**Exercise**
Return the lines exactly as they stand, from the first of the material through the line containing "plt.rcParams['font.family'] = ['Open".
* Start Data lines *
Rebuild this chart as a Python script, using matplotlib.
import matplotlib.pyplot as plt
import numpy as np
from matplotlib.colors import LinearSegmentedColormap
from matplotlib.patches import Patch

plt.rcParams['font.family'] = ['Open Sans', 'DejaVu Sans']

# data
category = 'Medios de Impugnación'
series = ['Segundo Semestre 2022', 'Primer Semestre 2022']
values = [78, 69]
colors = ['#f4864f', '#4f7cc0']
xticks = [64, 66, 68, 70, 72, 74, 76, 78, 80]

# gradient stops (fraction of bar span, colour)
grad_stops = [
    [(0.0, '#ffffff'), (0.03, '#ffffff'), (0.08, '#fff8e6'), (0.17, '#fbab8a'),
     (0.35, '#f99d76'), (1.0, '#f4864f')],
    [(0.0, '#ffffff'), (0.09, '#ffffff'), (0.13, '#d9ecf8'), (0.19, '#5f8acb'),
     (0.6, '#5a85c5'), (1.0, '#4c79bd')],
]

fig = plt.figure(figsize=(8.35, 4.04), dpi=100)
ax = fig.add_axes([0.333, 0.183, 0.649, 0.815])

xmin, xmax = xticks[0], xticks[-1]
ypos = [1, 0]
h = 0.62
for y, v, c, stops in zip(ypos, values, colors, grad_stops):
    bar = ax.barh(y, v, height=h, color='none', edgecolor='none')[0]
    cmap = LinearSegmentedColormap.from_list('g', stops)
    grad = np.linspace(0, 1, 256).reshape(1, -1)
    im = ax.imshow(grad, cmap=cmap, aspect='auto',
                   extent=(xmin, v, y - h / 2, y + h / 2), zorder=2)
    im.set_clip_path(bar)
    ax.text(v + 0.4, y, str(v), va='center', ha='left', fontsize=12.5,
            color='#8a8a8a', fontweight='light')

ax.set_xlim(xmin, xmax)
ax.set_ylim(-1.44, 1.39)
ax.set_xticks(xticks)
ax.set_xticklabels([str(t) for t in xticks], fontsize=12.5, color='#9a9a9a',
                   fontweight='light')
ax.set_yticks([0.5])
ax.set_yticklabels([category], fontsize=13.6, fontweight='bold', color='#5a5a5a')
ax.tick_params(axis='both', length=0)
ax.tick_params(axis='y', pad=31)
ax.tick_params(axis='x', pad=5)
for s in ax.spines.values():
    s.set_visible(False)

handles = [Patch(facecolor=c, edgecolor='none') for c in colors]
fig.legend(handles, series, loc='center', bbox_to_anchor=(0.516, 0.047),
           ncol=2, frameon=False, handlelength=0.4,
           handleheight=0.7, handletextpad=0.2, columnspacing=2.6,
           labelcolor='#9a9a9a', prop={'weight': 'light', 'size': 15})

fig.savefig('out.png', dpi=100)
* End Data lines *
**Response below**
Rebuild this chart as a Python script, using matplotlib.
import matplotlib.pyplot as plt
import numpy as np
from matplotlib.colors import LinearSegmentedColormap
from matplotlib.patches import Patch

plt.rcParams['font.family'] = ['Open Sans', 'DejaVu Sans']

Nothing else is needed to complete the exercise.